Objective: Evaluate the impact of the Food Insecurity Nutrition Incentive (FINI) grant program on self-reported fruit and vegetable (FV) expenditures.
Design: Pre-post quasi-experimental study design.
Setting: Farmers markets and grocery stores in states with FINI projects.
Participants: A total of 2,471 Supplemental Nutrition Assistance Program (SNAP) households in 4 intervention groups who lived near a FINI retailer (farmers market or grocery store) and 4 matched comparison groups who did not live near a FINI retailer.
Main outcome measures: Awareness and use of point-of-sale incentives and changes in self-reported monthly household FV expenditures.
Analysis: Ordinary least squares intent-to-treat regression model using lagged dependent variable model framework.
Results: Awareness of FINI was higher among households who were near a FINI retailer and had shopped there before FINI than those who lived near a FINI retailer but had not shopped there before FINI; the number of information sources from which SNAP participants heard about FINI was positively associated with incentive receipt (P < 0.05). Among those who received incentives, the average amount of incentives received at the last shopping trip ranged from $15 to $23. The FINI program had a positive impact on the average monthly FV expenditures for those in the farmers market shopper, grocery store shopper, and grocery store general intervention groups-increases ranged from $9 to $15 (P < 0.05).

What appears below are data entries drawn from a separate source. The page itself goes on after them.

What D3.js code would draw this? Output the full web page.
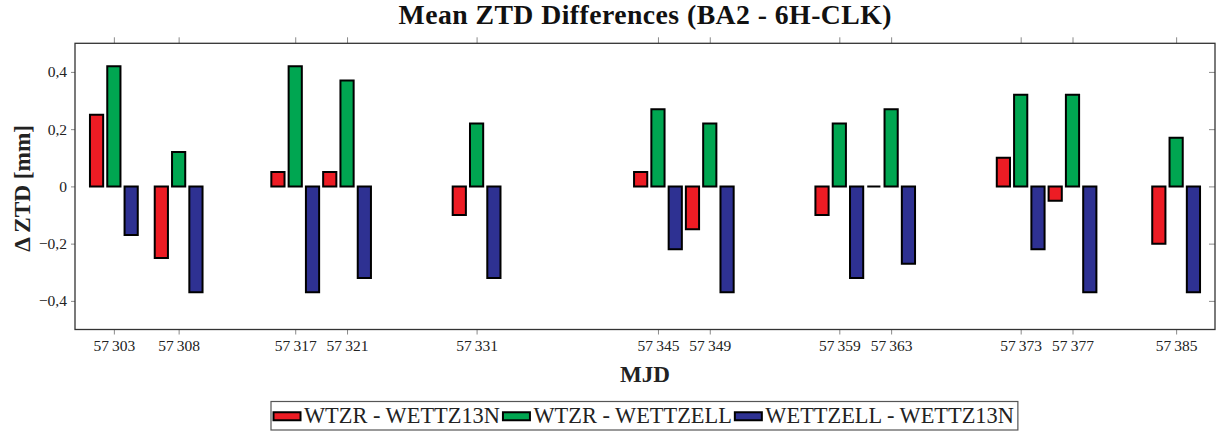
<!DOCTYPE html>
<html>
<head>
<meta charset="utf-8">
<script src="https://cdn.jsdelivr.net/npm/d3@7"></script>
<style>
  html, body { margin: 0; padding: 0; background: #fff; }
  svg { display: block; }
</style>
</head>
<body>
<svg id="chart" width="1217" height="432"></svg>
<script>
// ---- data ----
const categories = [57303, 57308, 57317, 57321, 57331, 57345, 57349, 57359, 57363, 57373, 57377, 57385];
const seriesNames = ["WTZR - WETTZ13N", "WTZR - WETTZELL", "WETTZELL - WETTZ13N"];
const wtzrWettz13n     = [0.25, -0.25, 0.05, 0.05, -0.10, 0.05, -0.15, -0.10, 0.00, 0.10, -0.05, -0.20];
const wtzrWettzell     = [0.42,  0.12, 0.42, 0.37,  0.22, 0.27,  0.22,  0.22, 0.27, 0.32,  0.32,  0.17];
const wettzellWettz13n = [-0.17, -0.37, -0.37, -0.32, -0.32, -0.22, -0.37, -0.32, -0.27, -0.22, -0.37, -0.37];
const seriesColors = ["#ED1C24", "#00A651", "#2E3192"];
const yTicks = [-0.4, -0.2, 0, 0.2, 0.4];
const xDomain = [57300, 57388];
const yDomain = [-0.5, 0.5];

const titleText = "Mean ZTD Differences (BA2 - 6H-CLK)";
const xLabel = "MJD";
const yLabel = "\u0394 ZTD [mm]";

// ---- layout ----
const plot = { left: 75, right: 1215, top: 43.3, bottom: 329.5 };
const barPitch = 17.3;
const barWidth = 13.2;
const serif = "'Liberation Serif', 'Times New Roman', 'DejaVu Serif', serif";

const svg = d3.select("#chart");

const x = d3.scaleLinear().domain(xDomain).range([plot.left, plot.right]);
const y = d3.scaleLinear().domain(yDomain).range([plot.bottom, plot.top]);

const locale = d3.formatLocale({ decimal: ",", thousands: "\u2009", grouping: [3], currency: ["", ""], minus: "\u2212" });
const xFmt = locale.format(",d");
const yFmt = d => d === 0 ? "0" : locale.format(".1f")(d);

// fit a text element's font size so its natural width equals target
function fitWidth(sel, target) {
  const s0 = parseFloat(sel.attr("font-size"));
  const w = sel.node().getComputedTextLength();
  if (w > 0) sel.attr("font-size", (s0 * target / w).toFixed(2));
  return sel;
}

const series = [wtzrWettz13n, wtzrWettzell, wettzellWettz13n].map((vals, i) => ({
  name: seriesNames[i], color: seriesColors[i], offset: (i - 1) * barPitch,
  values: categories.map((c, j) => ({ c, v: vals[j] }))
}));

// ---- bars ----
const gBars = svg.append("g");
series.forEach(s => {
  gBars.selectAll(null).data(s.values).enter().append("path")
    .attr("d", d => {
      const cx = x(d.c) + s.offset;
      const x0 = cx - barWidth / 2, x1 = cx + barWidth / 2;
      const y0 = y(0), y1 = y(d.v);
      return `M${x0},${y0}H${x1}V${y1}H${x0}Z`;
    })
    .attr("fill", s.color)
    .attr("stroke", "#000")
    .attr("stroke-width", 2)
    .attr("stroke-linejoin", "miter");
});

// ---- axes ----
const tickColor = "#8a8a8a";
const fontTick = 15.5;

const xAxisB = d3.axisBottom(x).tickValues(categories).tickFormat(xFmt).tickSize(5).tickPadding(3);
const gxb = svg.append("g").attr("transform", `translate(0,${plot.bottom})`).call(xAxisB);
const xAxisT = d3.axisTop(x).tickValues(categories).tickFormat("").tickSize(6);
const gxt = svg.append("g").attr("transform", `translate(0,${plot.top})`).call(xAxisT);
const yAxisL = d3.axisLeft(y).tickValues(yTicks).tickFormat(yFmt).tickSize(4).tickPadding(4);
const gyl = svg.append("g").attr("transform", `translate(${plot.left},0)`).call(yAxisL);
const yAxisR = d3.axisLeft(y).tickValues(yTicks).tickFormat("").tickSize(6);
const gyr = svg.append("g").attr("transform", `translate(${plot.right},0)`).call(yAxisR);

[gxb, gxt, gyl, gyr].forEach(g => {
  g.select(".domain").remove();
  g.selectAll(".tick line").attr("stroke", tickColor).attr("stroke-width", 1);
  g.selectAll("text").attr("font-family", serif).attr("font-size", fontTick).attr("fill", "#222");
});
gxb.selectAll("text").attr("dy", "0.85em");

// frame
svg.append("rect")
  .attr("x", plot.left).attr("y", plot.top)
  .attr("width", plot.right - plot.left).attr("height", plot.bottom - plot.top)
  .attr("fill", "none").attr("stroke", "#333").attr("stroke-width", 1.3);

// ---- labels ----
const title = svg.append("text")
  .attr("x", (plot.left + plot.right) / 2).attr("y", 23.5)
  .attr("text-anchor", "middle")
  .attr("font-family", serif).attr("font-weight", "bold").attr("font-size", 24)
  .attr("fill", "#111")
  .text(titleText);
fitWidth(title, 478);
title.attr("textLength", 493).attr("lengthAdjust", "spacing");

const xl = svg.append("text")
  .attr("x", (plot.left + plot.right) / 2).attr("y", 382)
  .attr("text-anchor", "middle")
  .attr("font-family", serif).attr("font-weight", "bold").attr("font-size", 22)
  .attr("fill", "#222")
  .text(xLabel);
fitWidth(xl, 50);

const yl = svg.append("text")
  .attr("transform", `translate(30,${(plot.top + plot.bottom) / 2 + 2}) rotate(-90)`)
  .attr("text-anchor", "middle")
  .attr("font-family", serif).attr("font-weight", "bold").attr("font-size", 22)
  .attr("fill", "#222")
  .text(yLabel);
fitWidth(yl, 127);

// ---- legend ----
const leg = { x: 271, y: 401.5, h: 28.5, swW: 27, swH: 8, fontSize: 21 };
const gLeg = svg.append("g");
const legBox = gLeg.append("rect")
  .attr("x", leg.x).attr("y", leg.y).attr("height", leg.h)
  .attr("fill", "#fff").attr("stroke", "#555").attr("stroke-width", 1.2);
// determine font size so the first entry matches the reference width
const probe = gLeg.append("text").attr("font-family", serif).attr("font-size", leg.fontSize).text(seriesNames[0]);
fitWidth(probe, 196);
const legFont = parseFloat(probe.attr("font-size"));
probe.remove();
let cursor = leg.x + 2.5;
const midY = leg.y + leg.h / 2;
series.forEach(s => {
  gLeg.append("rect")
    .attr("x", cursor).attr("y", midY - leg.swH / 2 + 0.5)
    .attr("width", leg.swW).attr("height", leg.swH)
    .attr("fill", s.color).attr("stroke", "#000").attr("stroke-width", 2);
  cursor += leg.swW + 3.5;
  const t = gLeg.append("text")
    .attr("x", cursor).attr("y", midY + 7)
    .attr("font-family", serif).attr("font-size", legFont).attr("fill", "#222")
    .text(s.name);
  cursor += t.node().getComputedTextLength() + 3;
});
legBox.attr("width", cursor - leg.x + 1);
</script>
</body>
</html>
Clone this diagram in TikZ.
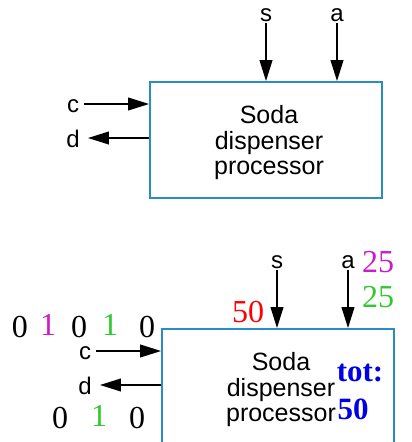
\documentclass[tikz,border=0pt]{standalone}
\usepackage{fontspec}
\setmainfont{Liberation Sans}
\newfontfamily\numfont{Liberation Serif}
\usetikzlibrary{arrows.meta}
\definecolor{boxblue}{RGB}{40,140,200}
\definecolor{mag}{RGB}{200,30,200}
\definecolor{grn}{RGB}{50,200,50}
\definecolor{totblue}{RGB}{0,0,230}
\tikzset{
  procbox/.style={draw=boxblue, line width=1.6pt, minimum width=232pt, inner sep=0pt},
  lbl/.style={font=\fontsize{24}{26}\selectfont, inner sep=1pt},
  body/.style={font=\fontsize{25}{25.5}\selectfont, align=center, inner sep=0pt},
  num/.style={font=\numfont\fontsize{32}{34}\selectfont, inner sep=0pt, text height=20pt, text depth=0pt},
  tot/.style={font=\numfont\bfseries\fontsize{31}{33}\selectfont, text=totblue, inner sep=0pt},
  arr/.style={line width=2.2pt, -{Triangle[length=21pt,width=12.5pt]}},
}
\begin{document}
\begin{tikzpicture}[x=1pt,y=-1pt]
\useasboundingbox (0,0) rectangle (412,442);
\clip (0,0) rectangle (412,442);
% top diagram
\node[procbox, minimum height=116pt] (box1) at (266,140) {};
\node[body] (t1) at (269,143) {Soda\\dispenser\\processor};
\node[lbl] (s1) at (266,15) {s};
\node[lbl] (a1) at (337,15) {a};
\node[lbl] (c1) at (73,106) {c};
\node[lbl] (d1) at (73,139) {d};
\draw[arr] ([yshift=2pt,xshift=4pt]c1.east) -- ([yshift=2pt]c1.east -| box1.west);
\draw[arr] ([yshift=1pt]d1.east -| box1.west) -- ([yshift=1pt,xshift=7pt]d1.east);
\draw[arr] (s1.south) -- (s1.south |- box1.north);
\draw[arr] (a1.south) -- (a1.south |- box1.north);
% bottom diagram
\node[procbox, minimum height=140pt] (box2) at (278,399) {};
\node[body] (t2) at (281,390) {Soda\\dispenser\\processor};
\node[lbl] (s2) at (277,262) {s};
\node[lbl] (a2) at (348,262) {a};
\node[lbl] (c2) at (85,353) {c};
\node[lbl] (d2) at (85,386) {d};
\draw[arr] ([yshift=2pt,xshift=4pt]c2.east) -- ([yshift=2pt]c2.east -| box2.west);
\draw[arr] ([yshift=1pt]d2.east -| box2.west) -- ([yshift=1pt,xshift=7pt]d2.east);
\draw[arr] (s2.south) -- (s2.south |- box2.north);
\draw[arr] (a2.south) -- (a2.south |- box2.north);
% values
\node[num, text=red] (v50) at (248,312) {50};
\node[num, text=mag] (m25) at (378,262) {25};
\node[num, text=grn] (g25) at (378,297) {25};
\node[num] (r1) at (20,327) {0};
\node[num, text=mag] (r2) at (48,325) {1};
\node[num] (r3) at (79,327) {0};
\node[num, text=grn] (r4) at (110,325) {1};
\node[num] (r5) at (147,327) {0};
\node[num] (q1) at (60,418) {0};
\node[num, text=grn] (q2) at (99,416) {1};
\node[num] (q3) at (137,418) {0};
\node[tot] (tt) at (360,373) {tot:};
\node[tot] (tv) at (353,409) {50};
\end{tikzpicture}
\end{document}
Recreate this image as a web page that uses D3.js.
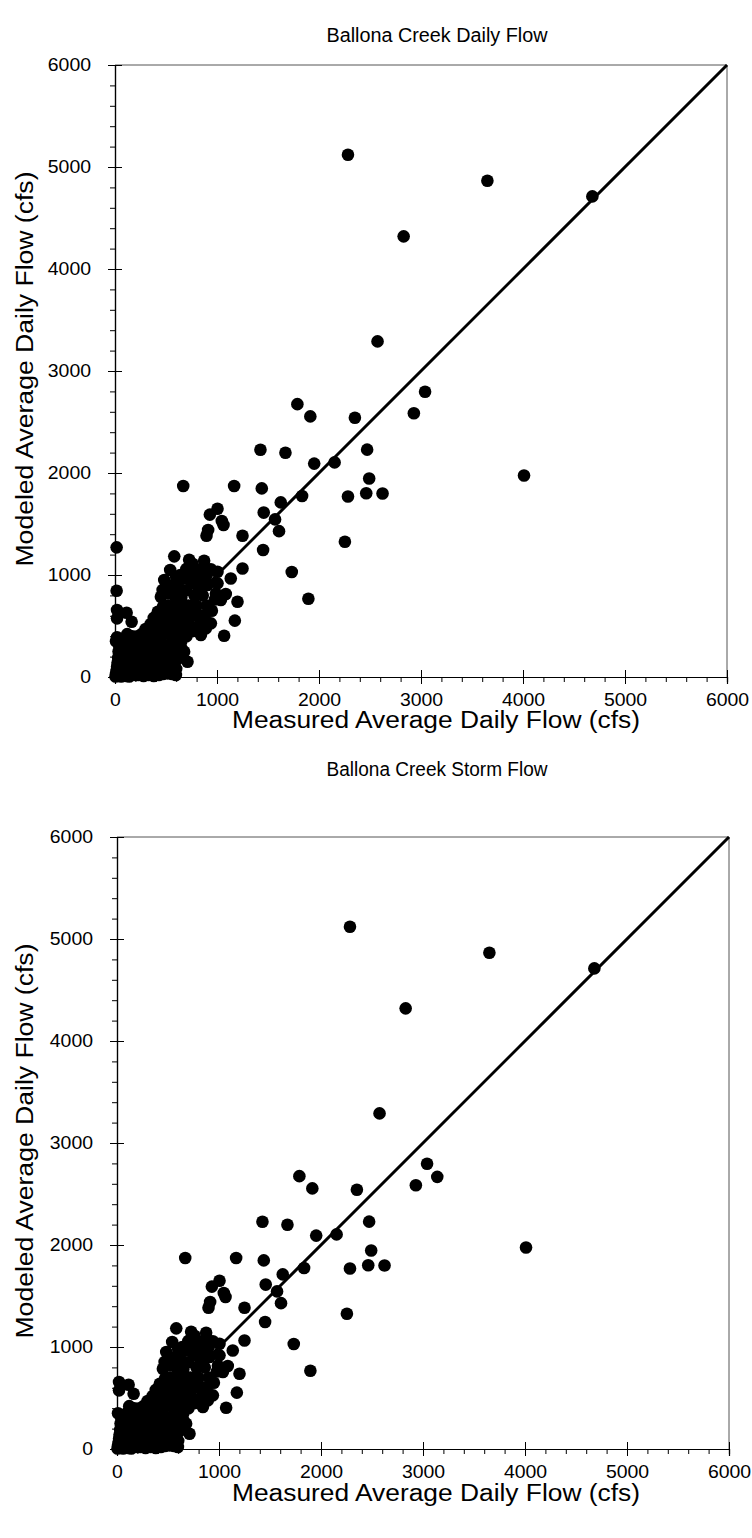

Conclusions and implications: Point-of-sale incentives were associated with an increase in FV expenditures among SNAP households. Further research is needed to examine (1) effective messaging strategies to increase incentive awareness and (2) the long-term impact of incentives on FV expenditures.
Keywords: SNAP participants; awareness; change in fruit and vegetable expenditure; financial incentives; food insecurity; usage.